In February, the federal Administration for Children and Families proposed revising the definition of “foster family home” to let each state and tribal child-welfare agency adopt different standards for certifying relatives and non-relatives as foster parents. The idea is to make it easier for a foster child’s relatives to be caregivers—and to make sure they get paid the same amount as non-relative caregivers when they do.

In principle, this policy shift may sound like a good idea. Presumably, the state shouldn’t have to do as much to prepare the relative caregiver, who already knows the child. And can’t we trust a relative more than a non-relative? Well, yes and no. The relatives in question are taking in a child only after the state has intervened—and they want to be paid to do it. It’s not a simple matter of a relative stepping in voluntarily to help a child in need.

In fact, subjecting relative and non-relative caregivers to different standards doesn’t make much sense. The new rule notes that “relatives and kin who provide care for a child in foster care may be denied a foster family home license or approval because they have not met strict licensing standards, including non-safety standards that the state may waive under current federal law.” The authors of the new rule say they don’t want to change any standards related to safety. Rather, they want to change arcane rules concerning things like the number of bedrooms required in a home or proximity to well-water. But if these standards really have nothing to do with safety, why do we make non-relatives meet them? Perhaps we should revise the standards across the board.

In truth, there are plenty of regulations about who can foster that have nothing to do with safety. In 2018, Bill Johnson applied to become a foster parent to his own grandson, who was removed from his mother’s care. The state of Michigan turned him down because it refused to place a foster child in a home where a gun is present. Johnson is a former marine and longtime hunter who, with his wife, owns a fishing-tackle shop. He has several guns that he keeps locked up, and one that he has a permit to carry. In another case, a longtime foster parent in Maryland was not allowed to take in children anymore because she lived on a farm, and kids might be harmed by equipment or by falling in her barn. Neither relatives nor non-relatives should be forced to abide by these kinds of rules.

The ACF’s rule change also creates separate tracks for training relatives and non-relatives. Advocates say that, while nonrelatives must be trained for a wide range of possible foster children, relatives need to be trained only to care for a specific child, whom they already know.
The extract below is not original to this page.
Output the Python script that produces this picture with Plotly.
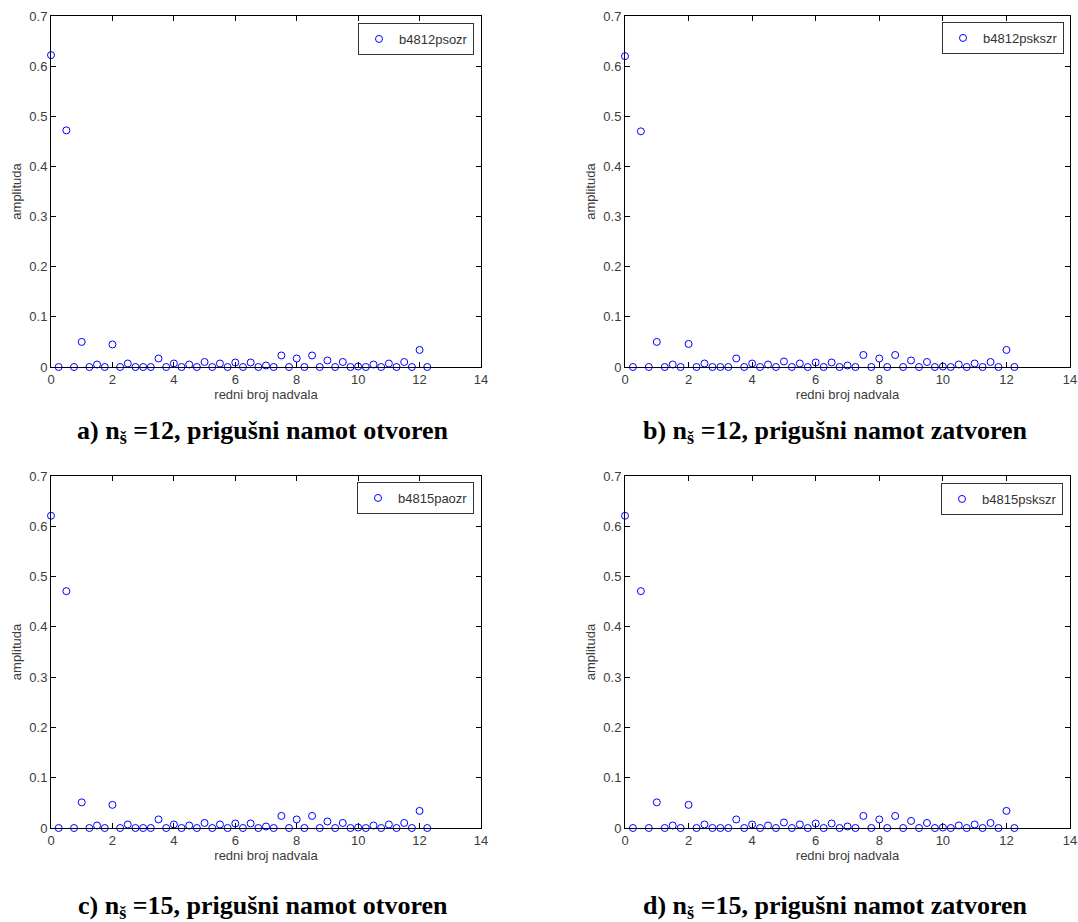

But the truth is that many relatives are totally unprepared for the kinds of trauma kids in the foster system have gone through and for the behaviors they often exhibit. A few years ago, I interviewed a foster mother in Massachusetts who had taken in a teenage girl after her behavior had become so uncontrollable that the child’s own grandmother felt unsafe with her around. If relatives wish to take in children who have been so severely abused or neglected that they need to be placed in the foster-care system, then they should get just as much training as non-relatives.

Training to become a foster parent typically takes about 20 or 30 hours. Given that the state will be paying a caregiver every month to take care of a foster child, and that we want every placement to be as stable as possible, requiring the same length of training for relatives and non-relatives seems wise. And if there’s some aspect of foster-care training that is unnecessary or unhelpful, then it should be eliminated for all caregivers, relative or non-relative.